В этот момент в невозмутимости палаты пробита брешь: депутаты начинают внимательней приглядываться к этому высокому и загадочному человеку, который защищает себя с таким спокойствием, а если нападает, то не ради удовольствия ответить ударом на удар, а проявляя при этом трезвомыслие настоящего коммерсанта. Отдельные реплики докладчика или президента Комиссии по делам рынков, изредка прерывающие выступление Жана Гальмо, вызывают у ассамблеи растущее раздражение.
Депутат от Гвианы идет еще дальше: на миг приподняв завесу, он показывает происходящее за кулисами. Он заявляет, что «ромовое дело» — не что иное, как фаза той борьбы за обладание мировым рынком зерновых культур, каковую заместитель министра снабжения мсье Вильгрен ведет как со своим министром мсье Виктором Боре, так и с бывшим союзником, мсье Луи Дрейфусом…
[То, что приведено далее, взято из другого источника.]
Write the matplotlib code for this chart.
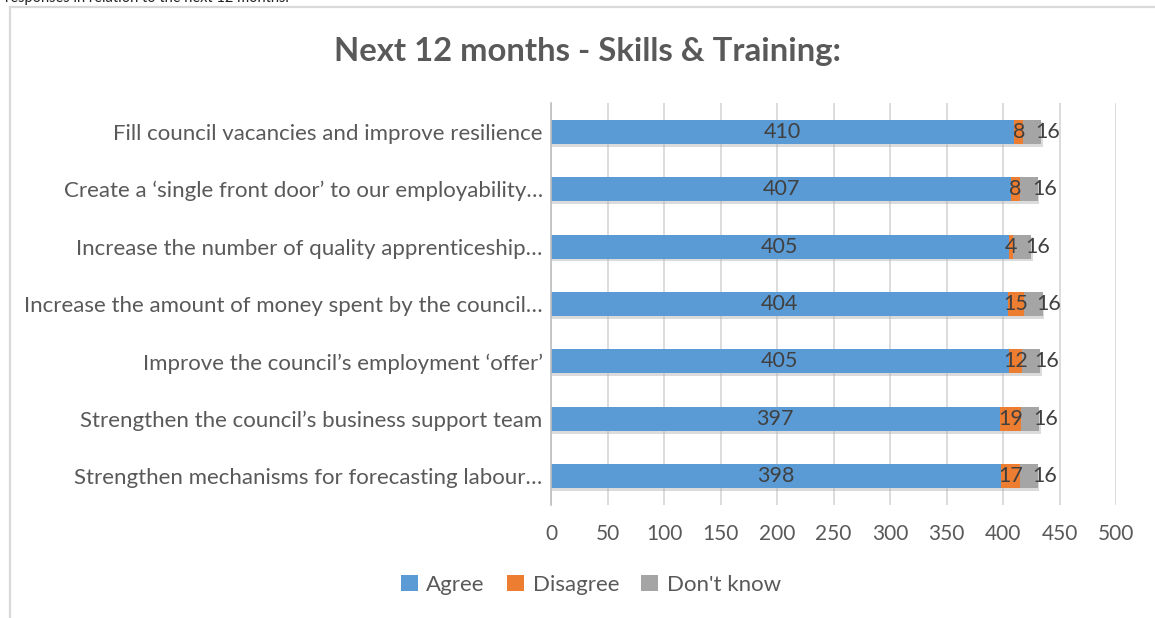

«Поскольку реквизиция лишила меня всей совокупности моих запасов рома, всего моего товара, то 15 октября я обнаружил, что нахожусь в безвыходном финансовом положении», — продолжает депутат от Гвианы. И он доказывает, что в такой же ситуации оказались и все импортеры, ибо « поскольку сроки оплаты по чекам были не определены и иногда составляли более восемнадцати месяцев после поставок, — им было крайне затруднительно прийти к соглашению с их банкирами. Потому и была принята формулировка мирового соглашения, предложенная Портовым профсоюзом, о «немедленной поставке 50 000 гектолитров Интендантской службе, а Интендантская служба переуступает нам, во Франции и в колониях, весь забранный ею у нас товар».А поскольку необходимой технической инфраструктурой и оборудованием, чтобы в течение одиннадцати месяцев принять товары от Интендантской службы и переправить их во Францию, обладали одни только предприятия Жана Гальмо, то им поневоле и пришлось выкупить весь запас у других импортеров, что являлось единственным условием для реализации полюбовной сделки.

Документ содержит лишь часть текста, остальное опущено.